In an interview with NGI, Stan Green, Wal-Mart’s director of energy, said that the move to set up the power-buying desk for the Lonestar State was not precipitated by dissatisfaction with retail energy providers (REPs) that the company has previously used. Wal-Mart has a total of 250 stores and distribution centers in the ERCOT area.

“What led us to give it a shot on our own is just the idea that it would probably be a good way to lower costs and by gaining more direct access to what goes on in the wholesale power markets, we felt like more information and more knowledge would probably just enable us to make better decisions,” Green noted.

“The reason we do this is to lower the cost and ultimately we do that because that enables us to pass on lower costs to our customers,” added Wal-Mart spokesperson Dan Fogleman. “That is our primary interest in any of this…to maintain the cost structure, keep the prices down, so that we’re able to maintain that everyday low price position in the marketplace with our customers.”

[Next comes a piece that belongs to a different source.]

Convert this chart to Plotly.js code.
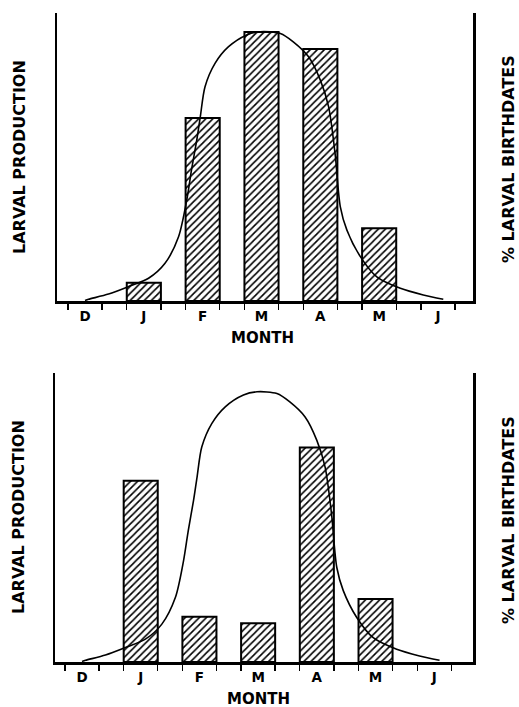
<!DOCTYPE html>
<html>
<head>
<meta charset="utf-8">
<script src="https://cdn.plot.ly/plotly-3.0.1.min.js"></script>
<style>html,body{margin:0;padding:0;background:#fff;}</style>
</head>
<body>
<div id="chart" style="width:519px;height:707px;"></div>
<script>
// Month tick labels (index 0..6)
const monthLabels = ['D', 'J', 'F', 'M', 'A', 'M', 'J'];
const monthIdx = [0, 1, 2, 3, 4, 5, 6];

// Bars occur for months J, F, M, A, M (indices 1..5)
const barMonths = [1, 2, 3, 4, 5];
const productionTop = [6.3, 63.5, 93.4, 87.5, 25.3];
const productionBottom = [62.7, 15.7, 13.4, 74.2, 21.8];

// Larval birthdate curve (% larval birthdates), same in both panels
const curveX = [0.0, 0.06, 0.40, 0.74, 1.08, 1.36, 1.59, 1.73, 1.81, 1.90, 1.96, 2.04, 2.21, 2.44, 2.75, 2.98, 3.32, 3.54, 3.80, 4.00, 4.14, 4.25, 4.34, 4.45, 4.68, 4.96, 5.36, 5.75, 6.09];
const curveY = [0.2, 0.6, 2.4, 5.0, 7.9, 13.1, 22.3, 35.1, 45.5, 55.9, 64.0, 74.4, 82.5, 88.3, 92.4, 93.5, 92.9, 90.0, 84.8, 76.7, 67.5, 51.3, 32.7, 24.7, 15.4, 8.4, 4.4, 2.1, 0.6];

const halfBar = 0.29;
const edgeTicks = [];
monthIdx.forEach(m => { edgeTicks.push(m - halfBar, m + halfBar); });

const FONT = 'DejaVu Sans';

function barTrace(vals, xa, ya) {
  return {
    type: 'bar', x: barMonths, y: vals, xaxis: xa, yaxis: ya,
    width: 2 * halfBar,
    marker: {
      color: 'white',
      line: {color: 'black', width: 2},
      pattern: {shape: '/', fgcolor: 'black', bgcolor: 'white', size: 5, solidity: 0.32}
    },
    hoverinfo: 'skip', showlegend: false
  };
}
function curveTrace(xa, ya) {
  return {
    type: 'scatter', mode: 'lines', x: curveX, y: curveY, xaxis: xa, yaxis: ya,
    line: {color: 'black', width: 1.6, shape: 'spline', smoothing: 0.8},
    hoverinfo: 'skip', showlegend: false
  };
}
function xAxis(domain, range, anchor) {
  return {
    domain: domain, range: range, anchor: anchor,
    showline: true, linecolor: 'black', linewidth: 2.5,
    showgrid: false, zeroline: false,
    tickmode: 'array', tickvals: monthIdx, ticktext: monthLabels.map(s => '<b>' + s + '</b>'),
    ticks: 'outside', ticklen: 1, tickcolor: 'rgba(0,0,0,0)',
    tickfont: {family: FONT, size: 13.5, color: 'black'},
    minor: {tickmode: 'array', tickvals: edgeTicks, ticks: 'outside', ticklen: 6, tickwidth: 1.3, tickcolor: 'black', showgrid: false}
  };
}
function yAxis(domain, anchor) {
  return {
    domain: domain, range: [0, 100], anchor: anchor,
    showline: true, mirror: true, linecolor: 'black', linewidth: 2.5,
    showgrid: false, zeroline: false, showticklabels: false, ticks: ''
  };
}

const W = 519, H = 707;
const data = [
  barTrace(productionTop, 'x', 'y'), curveTrace('x', 'y'),
  barTrace(productionBottom, 'x2', 'y2'), curveTrace('x2', 'y2')
];

const titleFont = {family: FONT, size: 15, color: 'black', weight: 'bold'};
const axTitleFont = {family: FONT, size: 16, color: 'black', weight: 'bold'};

const layout = {
  width: W, height: H,
  margin: {l: 0, r: 0, t: 0, b: 0},
  paper_bgcolor: 'white', plot_bgcolor: 'white',
  showlegend: false,
  bargap: 0,
  xaxis: xAxis([57 / W, 473 / W], [-0.476, 6.595], 'y'),
  yaxis: yAxis([1 - 301 / H, 1 - 13 / H], 'x'),
  xaxis2: xAxis([55 / W, 473 / W], [-0.46, 6.66], 'y2'),
  yaxis2: yAxis([1 - 662 / H, 1 - 373 / H], 'x2'),
  annotations: [
    {text: 'MONTH', xref: 'paper', yref: 'paper', x: 262 / W, y: 1 - 338 / H, showarrow: false, xanchor: 'center', yanchor: 'middle', font: titleFont},
    {text: 'MONTH', xref: 'paper', yref: 'paper', x: 258 / W, y: 1 - 699 / H, showarrow: false, xanchor: 'center', yanchor: 'middle', font: titleFont},
    {text: 'LARVAL PRODUCTION', xref: 'paper', yref: 'paper', x: 19 / W, y: 1 - 157 / H, textangle: -90, showarrow: false, xanchor: 'center', yanchor: 'middle', font: axTitleFont},
    {text: 'LARVAL PRODUCTION', xref: 'paper', yref: 'paper', x: 18 / W, y: 1 - 517 / H, textangle: -90, showarrow: false, xanchor: 'center', yanchor: 'middle', font: axTitleFont},
    {text: '% LARVAL BIRTHDATES', xref: 'paper', yref: 'paper', x: 508 / W, y: 1 - 159 / H, textangle: -90, showarrow: false, xanchor: 'center', yanchor: 'middle', font: axTitleFont},
    {text: '% LARVAL BIRTHDATES', xref: 'paper', yref: 'paper', x: 508 / W, y: 1 - 520 / H, textangle: -90, showarrow: false, xanchor: 'center', yanchor: 'middle', font: axTitleFont}
  ]
};

Plotly.newPlot('chart', data, layout, {staticPlot: true, displayModeBar: false});
</script>
</body>
</html>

The desk started operations on Nov. 1. “We are pleased with the results to date,” Green said. “We feel like it’s worked as least as well as we thought it would work.”

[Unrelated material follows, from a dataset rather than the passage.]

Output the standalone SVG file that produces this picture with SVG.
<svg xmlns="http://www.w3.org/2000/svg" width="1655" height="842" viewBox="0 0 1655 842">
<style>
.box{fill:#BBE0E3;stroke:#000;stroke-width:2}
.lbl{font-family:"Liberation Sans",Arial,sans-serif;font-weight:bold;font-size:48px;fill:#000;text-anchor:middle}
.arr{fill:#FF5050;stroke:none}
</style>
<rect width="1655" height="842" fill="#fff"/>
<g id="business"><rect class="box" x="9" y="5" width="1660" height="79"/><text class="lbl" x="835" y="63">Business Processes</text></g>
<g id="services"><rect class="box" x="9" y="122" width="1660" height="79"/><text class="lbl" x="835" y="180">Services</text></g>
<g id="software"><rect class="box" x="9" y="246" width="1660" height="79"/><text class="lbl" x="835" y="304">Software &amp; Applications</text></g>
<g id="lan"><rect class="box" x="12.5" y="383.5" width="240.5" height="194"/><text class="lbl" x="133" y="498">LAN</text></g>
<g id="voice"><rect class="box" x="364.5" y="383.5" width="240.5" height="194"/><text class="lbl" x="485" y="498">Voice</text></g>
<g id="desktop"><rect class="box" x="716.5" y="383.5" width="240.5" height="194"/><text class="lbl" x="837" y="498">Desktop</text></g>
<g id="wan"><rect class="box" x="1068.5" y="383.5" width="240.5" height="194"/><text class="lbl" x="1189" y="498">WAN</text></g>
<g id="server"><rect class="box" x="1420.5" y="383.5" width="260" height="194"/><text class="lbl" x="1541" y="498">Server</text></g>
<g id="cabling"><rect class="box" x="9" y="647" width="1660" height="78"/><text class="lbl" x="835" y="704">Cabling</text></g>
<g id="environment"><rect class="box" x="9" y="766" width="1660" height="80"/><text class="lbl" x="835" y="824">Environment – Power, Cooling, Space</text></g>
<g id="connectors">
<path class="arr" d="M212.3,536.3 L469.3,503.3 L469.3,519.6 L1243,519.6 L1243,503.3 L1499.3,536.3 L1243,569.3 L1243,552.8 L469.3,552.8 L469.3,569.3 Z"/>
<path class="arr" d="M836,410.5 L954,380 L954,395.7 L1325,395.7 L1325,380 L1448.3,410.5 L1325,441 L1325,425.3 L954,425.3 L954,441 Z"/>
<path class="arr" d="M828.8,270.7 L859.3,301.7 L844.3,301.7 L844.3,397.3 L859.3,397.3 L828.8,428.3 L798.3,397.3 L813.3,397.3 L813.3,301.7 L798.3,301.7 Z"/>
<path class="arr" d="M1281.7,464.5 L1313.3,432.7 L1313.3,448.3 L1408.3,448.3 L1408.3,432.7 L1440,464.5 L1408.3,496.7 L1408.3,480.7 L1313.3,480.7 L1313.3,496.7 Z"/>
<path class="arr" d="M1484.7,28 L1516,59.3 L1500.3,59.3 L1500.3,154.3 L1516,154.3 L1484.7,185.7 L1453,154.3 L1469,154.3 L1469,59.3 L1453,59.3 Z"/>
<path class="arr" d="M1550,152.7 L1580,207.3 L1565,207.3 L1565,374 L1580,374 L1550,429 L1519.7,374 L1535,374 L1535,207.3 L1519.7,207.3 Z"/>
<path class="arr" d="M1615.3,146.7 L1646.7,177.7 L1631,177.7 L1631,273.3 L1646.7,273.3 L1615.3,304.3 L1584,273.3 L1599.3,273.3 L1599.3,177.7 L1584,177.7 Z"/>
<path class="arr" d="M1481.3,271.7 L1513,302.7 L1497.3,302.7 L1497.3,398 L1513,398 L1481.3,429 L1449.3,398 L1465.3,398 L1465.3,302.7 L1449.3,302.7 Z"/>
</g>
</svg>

He said that Wal-Mart has four people who “staff the entire function,” which is named Texas Retail Energy. “Only one of those is actually a power buyer, though. We have one person who is the general manager of the operation. Another person who’s in effect director of operations and handles, among other things, scheduling and forecasting, and then we have a back office person to help with the billing to all of our facilities.” The team is located in Bentonville, AR, the site of Wal-Mart’s headquarters.

Green said that on a peak day in the summer, “our peak demand would probably be something like 250 MW. Only on a peak day and only at that peak period. Right now, we’re probably more like a peak of 150 MW [at] this time of year.”

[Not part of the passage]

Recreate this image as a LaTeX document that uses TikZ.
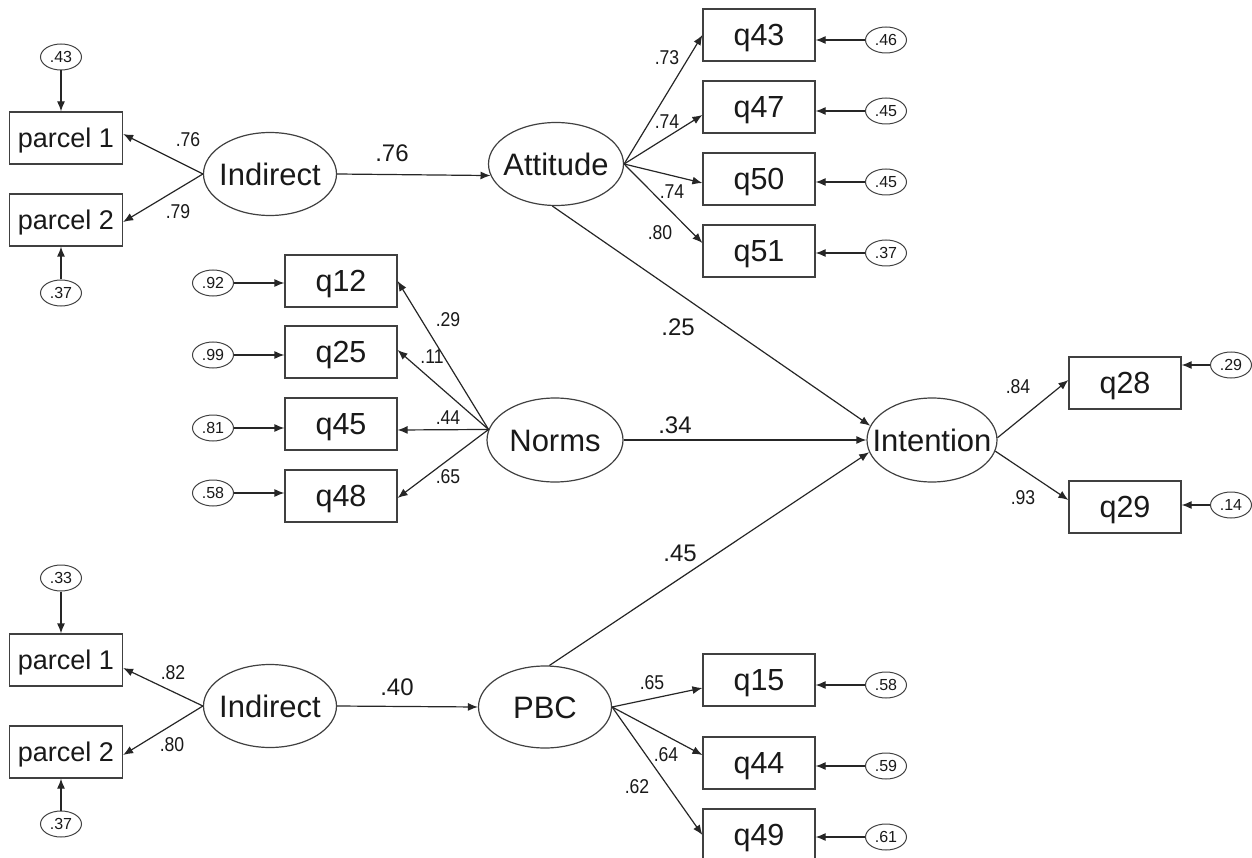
\documentclass[tikz,border=0pt]{standalone}
\usepackage{fontspec}
\setmainfont{Liberation Sans}
\usetikzlibrary{arrows.meta,shapes.geometric,calc}
\newcommand\zw[1]{\makebox[0pt]{#1}}
\newcommand\ld[1]{\scalebox{0.88}[1]{#1}}
\begin{document}
\begin{tikzpicture}[x=1pt,y=-1pt,
  every node/.style={text=black!90},
  latent/.style={ellipse,draw=black!75,line width=1.2pt,inner sep=0pt,minimum width=133pt,minimum height=83pt,font=\fontsize{31}{34}\selectfont,text height=22.2pt,text depth=0pt},
  obs/.style={rectangle,draw=black!75,line width=1.2pt,inner sep=0pt,minimum width=112pt,minimum height=52pt,font=\fontsize{30.5}{34}\selectfont,text height=21.8pt,text depth=0pt},
  parcel/.style={obs,minimum width=113pt,font=\fontsize{27}{30}\selectfont,text height=19.4pt},
  err/.style={ellipse,draw=black!75,line width=1pt,inner sep=0pt,minimum width=41pt,minimum height=26pt,font=\fontsize{16}{17}\selectfont,text height=11.5pt,text depth=0pt},
  arr/.style={draw=black!85,line width=1.2pt,-{Latex[length=10pt,width=8pt]}},
  lab/.style={inner sep=0pt,font=\fontsize{20}{21}\selectfont},
  plab/.style={inner sep=0pt,font=\fontsize{24}{26}\selectfont}
]
\useasboundingbox (0,0) rectangle (1252,858);

% ---------- top Indirect block ----------
\node[err] (e43) at (61,57) {.43};
\node[parcel] (tp1) at (66,138) {parcel 1};
\node[parcel] (tp2) at (66,220) {parcel 2};
\node[err] (te37) at (61,293) {.37};
\node[latent] (ind1) at (270,174) {\zw{Indirect}};
\draw[arr] (e43.south) -- (e43.south |- tp1.north);
\draw[arr] (te37.north) -- (te37.north |- tp2.south);
\draw[arr] (ind1.west) -- ([yshift=4pt]tp1.east);
\draw[arr] (ind1.west) -- ([yshift=-2pt]tp2.east);
\node[lab] (l76a) at (188,140) {\ld{.76}};
\node[lab] (l79) at (178,212) {\ld{.79}};

% ---------- Attitude ----------
\node[latent,minimum width=135pt] (att) at (556,164) {\zw{Attitude}};
\draw[arr] (ind1.east) -- (att.190);
\node[plab] (p76) at (392,153) {.76};
\node[obs] (q43) at (759,35) {q43};
\node[obs] (q47) at (759,107) {q47};
\node[obs] (q50) at (759,179) {q50};
\node[obs] (q51) at (759,251) {q51};
\node[err] (e46) at (886,40) {.46};
\node[err] (e45a) at (886,111) {.45};
\node[err] (e45b) at (886,182) {.45};
\node[err] (e37a) at (886,253) {.37};
\foreach \e/\q in {e46/q43,e45a/q47,e45b/q50,e37a/q51}
  \draw[arr] (\e.west) -- (\e.west -| \q.east);
\draw[arr] (att.east) -- (q43.west);
\draw[arr] (att.east) -- ([yshift=-8pt]q47.west);
\draw[arr] (att.east) -- ([yshift=-4pt]q50.west);
\draw[arr] (att.east) -- ([yshift=8pt]q51.west);
\node[lab] (l73) at (667,58) {\ld{.73}};
\node[lab] (l74a) at (667,122) {\ld{.74}};
\node[lab] (l74b) at (672,192) {\ld{.74}};
\node[lab] (l80a) at (660,233) {\ld{.80}};

% ---------- Norms ----------
\node[latent,minimum width=136pt,minimum height=84pt] (norms) at (555,440) {\zw{Norms}};
\node[obs] (q12) at (341,281) {q12};
\node[obs] (q25) at (341,352) {q25};
\node[obs] (q45) at (341,424) {q45};
\node[obs] (q48) at (341,496) {q48};
\node[err] (e92) at (213,283) {.92};
\node[err] (e99) at (213,355) {.99};
\node[err] (e81) at (213,428) {.81};
\node[err] (e58a) at (213,493) {.58};
\foreach \e/\q in {e92/q12,e99/q25,e81/q45,e58a/q48}
  \draw[arr] (\e.east) -- (\e.east -| \q.west);
\draw[arr] (norms.171) -- (q12.east);
\draw[arr] (norms.171) -- ([yshift=2pt]q25.east);
\draw[arr] (norms.171) -- ([yshift=-6pt]q45.east);
\draw[arr] (norms.171) -- ([yshift=-2pt]q48.east);
\node[lab] (l29) at (448,320) {\ld{.29}};
\node[lab] (l11) at (432,357) {\ld{.11}};
\node[lab] (l44) at (448,418) {\ld{.44}};
\node[lab] (l65a) at (448,477) {\ld{.65}};

% ---------- Intention ----------
\node[latent,minimum width=130pt,minimum height=84pt] (int) at (932,440) {\zw{Intention}};
\node[obs] (q28) at (1125,383) {q28};
\node[obs] (q29) at (1125,507) {q29};
\node[err] (e29) at (1231,365) {.29};
\node[err] (e14) at (1231,505) {.14};
\draw[arr] (e29.west) -- (e29.west -| q28.east);
\draw[arr] (e14.west) -- (e14.west -| q29.east);
\draw[arr] (int.2) -- ([yshift=3pt]q28.west);
\draw[arr] (int.-10) -- ([yshift=7pt]q29.west);
\node[lab] (l84) at (1018,387) {\ld{.84}};
\node[lab] (l93) at (1023,498) {\ld{.93}};

% ---------- bottom Indirect block ----------
\node[err] (e33) at (61,578) {.33};
\node[parcel] (bp1) at (66,660) {parcel 1};
\node[parcel] (bp2) at (66,752) {parcel 2};
\node[err] (be37) at (61,824) {.37};
\node[latent] (ind2) at (270,706) {\zw{Indirect}};
\draw[arr] (e33.south) -- (e33.south |- bp1.north);
\draw[arr] (be37.north) -- (be37.north |- bp2.south);
\draw[arr] (ind2.west) -- ([yshift=-8pt]bp1.east);
\draw[arr] (ind2.west) -- ([yshift=-3pt]bp2.east);
\node[lab] (l82) at (173,673) {\ld{.82}};
\node[lab] (l80b) at (172,745) {\ld{.80}};

% ---------- PBC ----------
\node[latent,minimum height=82pt] (pbc) at (545,707) {\zw{PBC}};
\draw[arr] (ind2.east) -- (pbc.west);
\node[plab] (p40) at (397,687) {.40};
\node[obs] (q15) at (759,680) {q15};
\node[obs] (q44) at (759,763) {q44};
\node[obs] (q49) at (759,835) {q49};
\node[err] (e58b) at (886,685) {.58};
\node[err] (e59) at (886,766) {.59};
\node[err] (e61) at (886,837) {.61};
\foreach \e/\q in {e58b/q15,e59/q44,e61/q49}
  \draw[arr] (\e.west) -- (\e.west -| \q.east);
\draw[arr] (pbc.east) -- ([yshift=-8pt]q15.west);
\draw[arr] (pbc.east) -- ([yshift=8pt]q44.west);
\draw[arr] (pbc.east) -- (q49.west);
\node[lab] (l65b) at (652,683) {\ld{.65}};
\node[lab] (l64) at (666,755) {\ld{.64}};
\node[lab] (l62) at (637,787) {\ld{.62}};

% ---------- structural paths ----------
\draw[arr] (att.-95) -- (int.167);
\draw[arr] (norms.east) -- (int.west);
\draw[arr] (pbc.84) -- (int.191);
\node[plab] (p25) at (678,327) {.25};
\node[plab] (p34) at (675,425) {.34};
\node[plab] (p45) at (680,553) {.45};
\end{tikzpicture}
\end{document}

Texas Retail Energy LLC holds a REP certificate that has been issued by Texas utility regulators. The certificate “basically allows us just to sell electricity to our own facilities — the facilities owned by Wal-Mart. There’s basically a restriction under the certificate that limits us to selling to our own facilities,” the Wal-Mart official said.

Green underscored the point that the desk is not selling blocks of power in the state’s power market. “We have not sold any blocks of power and it’s not in our game plan to sell blocks of power. I suspect the confusion has come from the fact that anytime there’s not a perfect match of a block that we buy with our consumption, that power’s liquidated into the ERCOT market and I guess that technically qualifies as a sale.”

Wal-Mart’s desk is “not out there trading blocks of power or even selling blocks of power, we’re just strictly buying for our own consumption.”

Meanwhile, Green was asked to comment on whether Wal-Mart might consider applying the power buying strategy it has adopted in Texas to other states or regions of the U.S.

“Yes, we’ve begun to look at some other markets on a very preliminary basis,” he said. “We don’t have any imminent plans to expand, but we do think that based on the first four months of operations in Texas that there might be some opportunities to move into some other places.”

When asked what would be a specific draw for Wal-Mart in terms of a specific region or state, Green said “to work, it would really have to be states that had some type of competitive or deregulated markets.” He noted that “places where we have a large presence” include California and the Northeast, both of which have “some deregulated markets and I don’t know where we’ll go next, but those are big places that we would at least take a look at.”